Monday, November 25, 2013
I found this picture of the farm house where I grew up in recently while scanning some old slides. I lived in this farmhouse until I was probably 12 or 13 years old and have many fond memories of it. The enclosed porch on the left side of the photo is where I recently blogged about my dog Pepsi habit. The open porch on the right has two doors entering into the house, the nearer one to the office and the far one to my younger brother's bedroom. On the gable end facing the camera, the upper window was in the room where our ping pong table resided. There was probably only a foot of space on each side of the table and maybe two feet on each end before one hit the wall so I learned to play ping pong up close to the table, a trait that served me well in future years in ping pong tournaments.

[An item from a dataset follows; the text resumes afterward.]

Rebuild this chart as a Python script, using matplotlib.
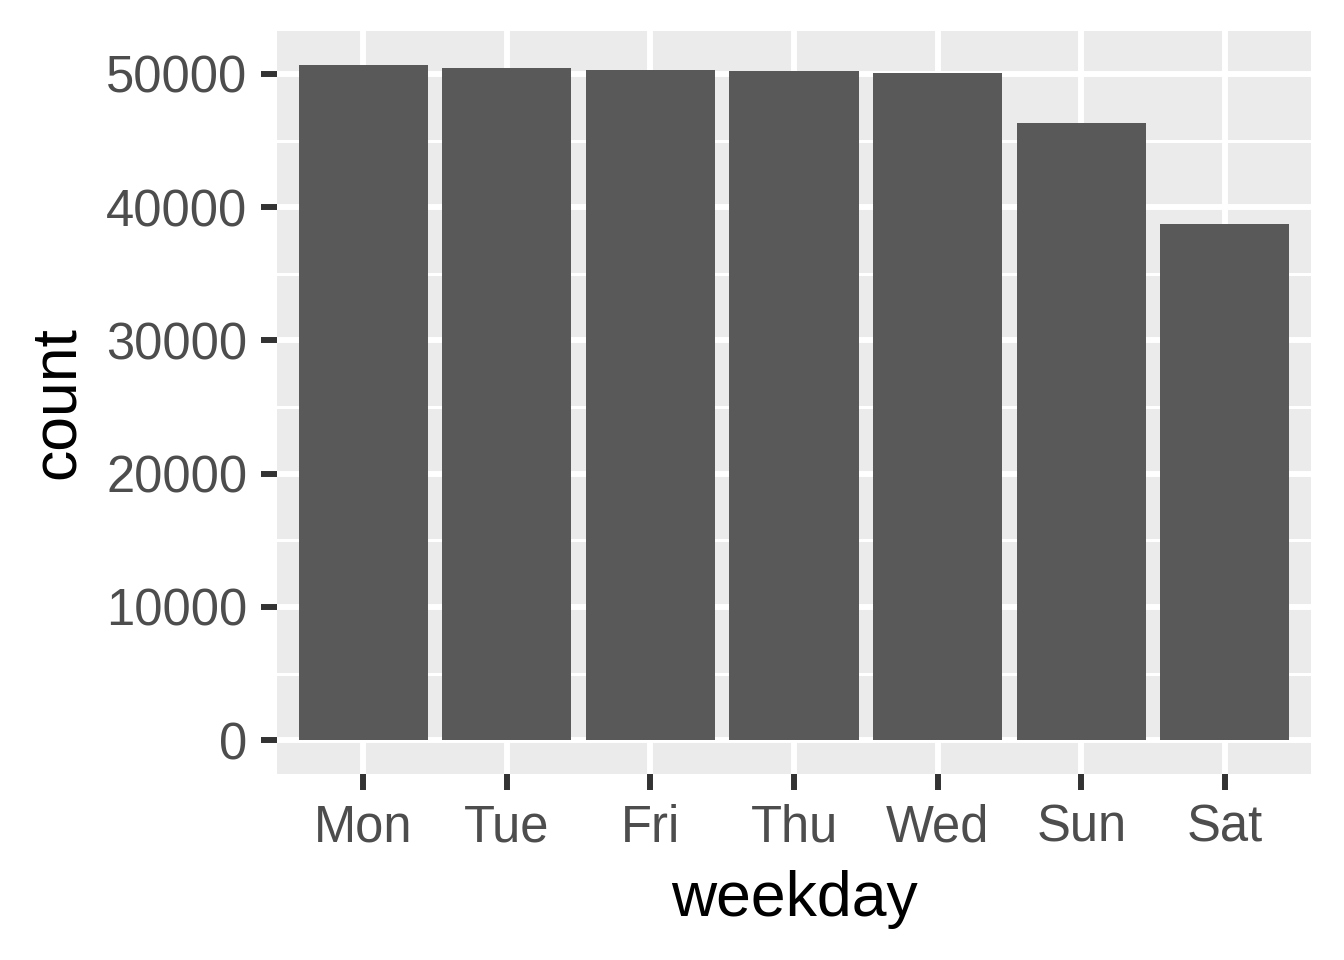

This farmhouse has seven bedrooms though there were only my parents, younger brother and I. For the most part, the upper story was closed off all year round. If we wanted to go to one of the two storage rooms or ping pong room during the cold months of winter, we donned jackets and gloves. We heated the house with a wood stove during the winter and cooled it with box fans in the summer so it just made sense to keep near the core.
After my grandfather died, we moved a mile north to his farm because all the grain bins, equipment sheds and such were over there and it was more centrally located. My parents rented out this house for a few years but as rentals go in rural areas, the renters never took care of the place. Eventually it started to come apart at the seams and it was bulldozed in and set on fire. Now if you drive by all you see is a grassy area where it and the outbuildings once stood and a few of the old trees. The driveway doesn't even appear to be there but is under all the grass and weeds. Every once in awhile when I have the time, I like to drive over there and sit in the driveway envisioning the photo at the top of this post and remembering my childhood.